Supermarkets and shops still have variations in the price of a standard loaf from the big three commercial bakers of Lobel’s, Proton and Bakers Inn, ranging from $66.90 to $68.43 depending on how they apply mark-ups, with in-house brands being sold for as low as $55.
In-house brands are normally cheaper as there are no transport costs to factor in.
The bakers were being charged $3 150 for a 50kg bag of bread flour, but the millers, now able to use auction rates to import wheat, are charging just $2 136 for the same 50kg.
“There are still stocks of higher priced flour by bakers, but most are already diluting this with lower-priced flour, so pushing down prices closer to what their competitors charge.

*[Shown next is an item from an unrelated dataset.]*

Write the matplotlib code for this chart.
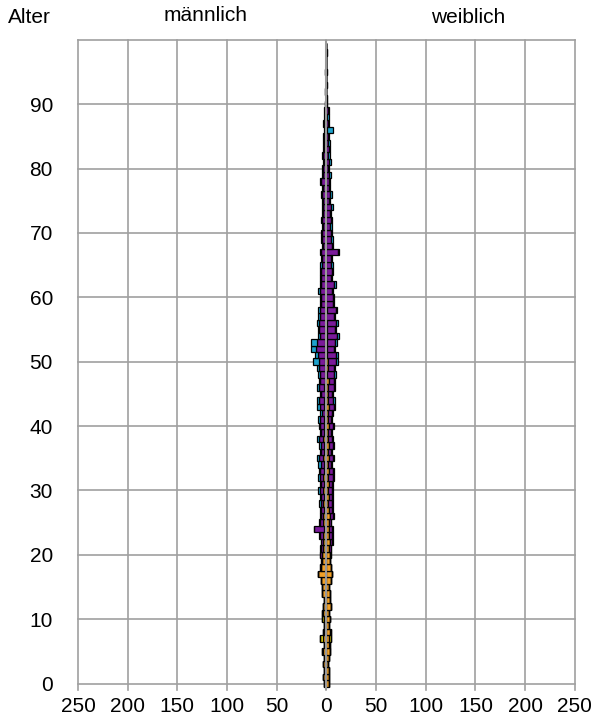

Bakers Association of Zimbabwe president Mr Dennis Wallah yesterday confirmed that the price of bread had started going down, but said any movement on the foreign currency would affect the price .
“The reduction in the price of bread shows that our members are responsible, but any movement upward or downward in the exchange rates will affect the bread price,” he said.
In future bread prices will track the auction rate, making bread the first non-subsidised essential product where prices will track the auction rate, not the black market rate.
Bread prices started soaring in May this year when Grain Marketing Board (GMB) advised millers that they had run out of wheat and millers had to import using free funds.
GMAZ chairman, Mr Tafadzwa Musarara recently confirmed that prices would be guided by the foreign currency auction outcomes.
In a few months, as the present winter wheat crop is harvested, there could be more price adjustments with the price of flour for the next year being dependent on what farmers are paid for their crop and the storage and other costs incurred by buyers, mainly the GMB.
Zimbabwe has always been a wheat importer, but this winter the Ministry of Lands, Agriculture, Water and Rural Resettlement has pushed hard to contract enough competent farmers in the hope that Zimbabwe can be self sufficient or close to self-sufficient.
The country requires around 400 000 tonnes of wheat a year at present demand.